What a clean document workflow looks like
Before automating anything, it helps to define what "done right" means. A well-run document process has four properties.
It knows what's missing in real time
The system should know, the instant an applicant submits, exactly which required items are present and which are outstanding. No human review needed to identify the gap.
It asks immediately and specifically
The follow-up should fire within minutes, not days, and it should name the exact missing item. "You're almost approved. We just need a recent pay stub, here's where to upload it" beats a vague "your application is incomplete."
It persists without nagging
It should follow up on a sane cadence, a reminder the next day, another a couple of days later, then escalate to a human if the applicant goes cold. Persistent but not annoying.
It validates what comes back
A document that arrives blurry, expired, or wrong is not really collected. The system should catch obvious problems, an ID photo that is too dark to read, a pay stub from the wrong period, and re-request immediately rather than passing the problem downstream.

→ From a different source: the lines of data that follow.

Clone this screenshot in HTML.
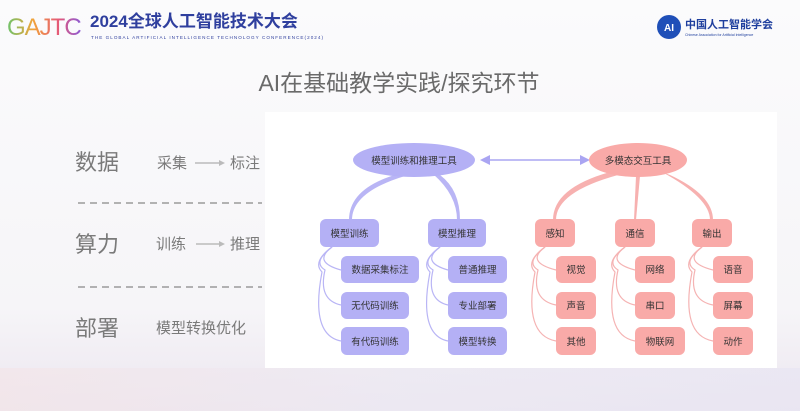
<!DOCTYPE html>
<html><head><meta charset="utf-8"><style>
html,body{margin:0;padding:0;width:800px;height:411px;overflow:hidden;background:#f8f8f9}
svg{display:block}
text{font-family:"Liberation Sans","Noto Sans CJK SC",sans-serif}
</style></head><body>
<svg width="800" height="411" viewBox="0 0 800 411" xmlns="http://www.w3.org/2000/svg">
<defs>
<linearGradient id="bg" x1="0" y1="0" x2="0" y2="1">
<stop offset="0" stop-color="#fbfbfc"/><stop offset="0.75" stop-color="#f6f5f8"/><stop offset="1" stop-color="#ece6ef"/>
</linearGradient>
<linearGradient id="bot" x1="0" y1="0" x2="1" y2="0">
<stop offset="0" stop-color="#f3e5e8"/><stop offset="0.5" stop-color="#ece9f3"/><stop offset="1" stop-color="#e8e5f3"/>
</linearGradient>
<linearGradient id="logo" x1="0" y1="0" x2="1" y2="0">
<stop offset="0" stop-color="#6cc36c"/><stop offset="0.35" stop-color="#f2a33a"/><stop offset="0.7" stop-color="#e4587a"/><stop offset="1" stop-color="#8a5bd6"/>
</linearGradient>
</defs>
<rect width="800" height="411" fill="url(#bg)"/>
<rect x="0" y="368" width="800" height="43" fill="url(#bot)" opacity="0.7"/>
<rect x="265" y="112" width="512" height="256" fill="#ffffff"/>

<!-- header -->
<text x="7" y="35" font-size="24" fill="url(#logo)" letter-spacing="-1">GAJTC</text>
<text x="90" y="27" font-size="17" font-weight="bold" fill="#2f3f9e" font-family="'Liberation Serif','Noto Serif CJK SC',serif">2024全球人工智能技术大会</text>
<text x="91" y="39" font-size="4.6" fill="#2f3f9e" font-family="'Liberation Serif',serif" textLength="232">THE GLOBAL ARTIFICIAL INTELLIGENCE TECHNOLOGY CONFERENCE(2024)</text>
<circle cx="669" cy="27" r="12" fill="#1f4fb8"/>
<text x="669" y="31" font-size="10" font-weight="bold" fill="#fff" text-anchor="middle">AI</text>
<text x="685" y="28" font-size="11" font-weight="bold" fill="#1f3f9e">中国人工智能学会</text>
<text x="685" y="36" font-size="3.5" fill="#1f3f9e">Chinese Association for Artificial Intelligence</text>

<text x="399" y="91" font-size="23" fill="#6a6a6a" text-anchor="middle">AI在基础教学实践/探究环节</text>

<!-- left panel -->
<g fill="#7a7a7a">
<text x="75" y="170" font-size="22">数据</text>
<text x="157" y="168" font-size="15">采集</text>
<text x="230" y="168" font-size="15">标注</text>
<text x="75" y="252" font-size="22">算力</text>
<text x="156" y="249" font-size="15">训练</text>
<text x="230" y="249" font-size="15">推理</text>
<text x="75" y="336" font-size="22">部署</text>
<text x="156" y="333" font-size="15">模型转换优化</text>
</g>
<g stroke="#bbb" stroke-width="1.5">
<line x1="195" y1="163" x2="220" y2="163"/><line x1="196" y1="244" x2="220" y2="244"/>
</g>
<polygon points="219,160 225,163 219,166" fill="#bbb"/>
<polygon points="219,241 225,244 219,247" fill="#bbb"/>
<g stroke="#888" stroke-width="1.3" stroke-dasharray="7,5">
<line x1="78" y1="203" x2="262" y2="203"/><line x1="78" y1="287" x2="262" y2="287"/>
</g>

<!-- double arrow -->
<line x1="490" y1="160" x2="580" y2="160" stroke="#aaa5f2" stroke-width="1.5"/>
<polygon points="480,160 490,155 490,165" fill="#aaa5f2"/>
<polygon points="590,160 580,155 580,165" fill="#aaa5f2"/>

<!-- purple tree -->
<g fill="#b9b5f5">
<path d="M398,174 L405,176 Q352,192 352,220 L349,220 Q349,188 398,174Z"/>
<path d="M433,174 L440,175 Q460,190 460,220 L457,220 Q457,195 433,174Z"/>
</g>
<g fill="none" stroke="#b9b5f5" stroke-width="1.2">
<path d="M332,247 Q312,262 341,270"/><path d="M332,247 Q312,262 325,270 Q318,300 341,305"/><path d="M332,247 Q312,262 322,272 Q310,335 341,341"/>
<path d="M440,247 Q420,262 448,270"/><path d="M440,247 Q420,262 433,270 Q426,300 448,305"/><path d="M440,247 Q420,262 430,272 Q418,335 448,341"/>
</g>
<ellipse cx="414" cy="160" rx="61" ry="17" fill="#b4b0f5"/>
<g fill="#b4b0f5">
<rect x="320" y="219" width="59" height="28" rx="6"/><rect x="428" y="219" width="58" height="28" rx="6"/>
<rect x="341" y="256" width="78" height="27" rx="6"/><rect x="341" y="292" width="68" height="27" rx="6"/><rect x="341" y="327" width="68" height="28" rx="6"/>
<rect x="448" y="256" width="59" height="27" rx="6"/><rect x="448" y="292" width="59" height="27" rx="6"/><rect x="448" y="327" width="59" height="28" rx="6"/>
</g>
<!-- pink tree -->
<g fill="#f7b1b0">
<path d="M610,172 L618,175 Q556,192 556,220 L553,220 Q553,188 610,172Z"/>
<path d="M636,176 L640,176 L636,220 L634,220Z"/>
<path d="M662,172 L670,175 Q713,195 713,220 L710,220 Q710,198 662,172Z"/>
</g>
<g fill="none" stroke="#f5b3b3" stroke-width="1.2">
<path d="M545,247 Q525,262 556,270"/><path d="M545,247 Q525,262 538,270 Q531,300 556,305"/><path d="M545,247 Q525,262 535,272 Q523,335 556,341"/>
<path d="M625,247 Q605,262 635,270"/><path d="M625,247 Q605,262 618,270 Q611,300 635,305"/><path d="M625,247 Q605,262 615,272 Q603,335 635,341"/>
<path d="M702,247 Q682,262 713,270"/><path d="M702,247 Q682,262 695,270 Q688,300 713,305"/><path d="M702,247 Q682,262 692,272 Q680,335 713,341"/>
</g>
<ellipse cx="638" cy="160" rx="49" ry="17" fill="#f9aaa8"/>
<g fill="#f9aaa8">
<rect x="535" y="219" width="40" height="28" rx="6"/><rect x="615" y="219" width="40" height="28" rx="6"/><rect x="692" y="219" width="40" height="28" rx="6"/>
<rect x="556" y="256" width="40" height="27" rx="6"/><rect x="556" y="292" width="40" height="27" rx="6"/><rect x="556" y="327" width="40" height="28" rx="6"/>
<rect x="635" y="256" width="40" height="27" rx="6"/><rect x="635" y="292" width="40" height="27" rx="6"/><rect x="635" y="327" width="50" height="28" rx="6"/>
<rect x="713" y="256" width="40" height="27" rx="6"/><rect x="713" y="292" width="40" height="27" rx="6"/><rect x="713" y="327" width="40" height="28" rx="6"/>
</g>
<g font-size="9.5" fill="#333" text-anchor="middle">
<text x="414" y="164">模型训练和推理工具</text>
<text x="349.5" y="237">模型训练</text><text x="457" y="237">模型推理</text>
<text x="380" y="273">数据采集标注</text><text x="375" y="309">无代码训练</text><text x="375" y="345">有代码训练</text>
<text x="477.5" y="273">普通推理</text><text x="477.5" y="309">专业部署</text><text x="477.5" y="345">模型转换</text>
<text x="638" y="164">多模态交互工具</text>
<text x="555" y="237">感知</text><text x="635" y="237">通信</text><text x="712" y="237">输出</text>
<text x="576" y="273">视觉</text><text x="576" y="309">声音</text><text x="576" y="345">其他</text>
<text x="655" y="273">网络</text><text x="655" y="309">串口</text><text x="660" y="345">物联网</text>
<text x="733" y="273">语音</text><text x="733" y="309">屏幕</text><text x="733" y="345">动作</text>
</g>
</svg>
</body></html>
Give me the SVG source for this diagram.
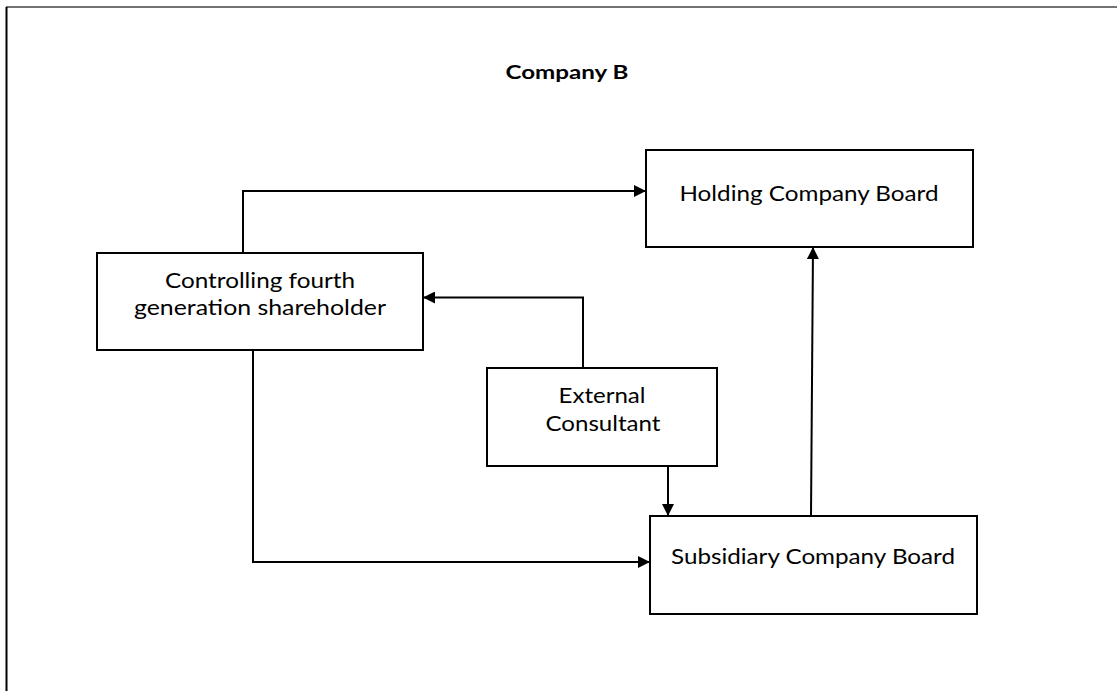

Automating the chase end to end
This is one of the highest-leverage automation opportunities in all of leasing, because the work is high-volume, low-judgment, and time-sensitive, exactly where software outperforms humans.
An AI-driven document workflow runs the full loop without staff involvement:
- Detects the gap the moment an application is submitted, comparing the package against your required-document checklist
- Reaches out instantly on the applicant's preferred channel, email or text, with a specific, friendly request and a direct upload link
- Handles the back-and-forth. When the applicant texts back "which pay stub?" the agent answers and keeps the thread moving
- Re-requests bad submissions automatically when a document is unreadable or wrong
- Escalates cleanly to a human when an applicant stalls or hits something that needs judgment, handing over the full context rather than starting cold
The effect is that your leasing staff stop being document collectors. They see only the exceptions, the genuinely stuck cases, and the rest resolve themselves.
The compliance guardrails to keep in mind
Automating document collection touches sensitive data and protected processes, so a few guardrails matter.
- Apply the same checklist to everyone. The required documents and the follow-up cadence must be uniform across applicants. Varying what you ask for, or how hard you chase, based on anything that touches a protected class is a fair housing problem.
- Mind the subsidized-applicant rules. In jurisdictions like California, applicants using housing vouchers may have the right to demonstrate ability to pay through alternative documentation rather than a credit report. Your checklist and your automated requests should accommodate that, not force a one-size path.
- Protect what you collect. Pay stubs, bank statements, and IDs are exactly the sensitive financial data that privacy and breach-notification laws govern. Store them encrypted, limit access, and retain them only as long as you need to.
- Keep humans on the decision. The system can collect and validate documents, but the accept-or-decline call belongs with a person, with proper adverse-action notices when required.
The payoff in days and dollars
The return on automating the document chase shows up in two places. First, time-to-complete drops sharply. When the missing-item request fires in minutes instead of days, applicants respond while they are still motivated, and packages close in a fraction of the time. Faster complete packages mean faster approvals, faster move-ins, and shorter vacancies.
Second, your leasing team gets hours back. The work that used to fragment their day, the half-remembered follow-ups and the status-checking, simply disappears into the background. That recovered time goes to tours, relationship-building, and closing, the work humans are actually good at and that actually drives leases.
The bottom line
Chasing documents is the unglamorous task that quietly eats your leasing team alive and stretches your vacancies. It is also one of the most automatable workflows in property management, because it is repetitive, time-sensitive, and rules-based.
Define a clean process, know what's missing in real time, ask immediately and specifically, persist without nagging, and validate what comes back, then let software run the loop. Your staff stop being collection agents, your applicants get approved faster, and your units fill sooner. The document chase does not have to be a tax on every leasing day. It can run itself.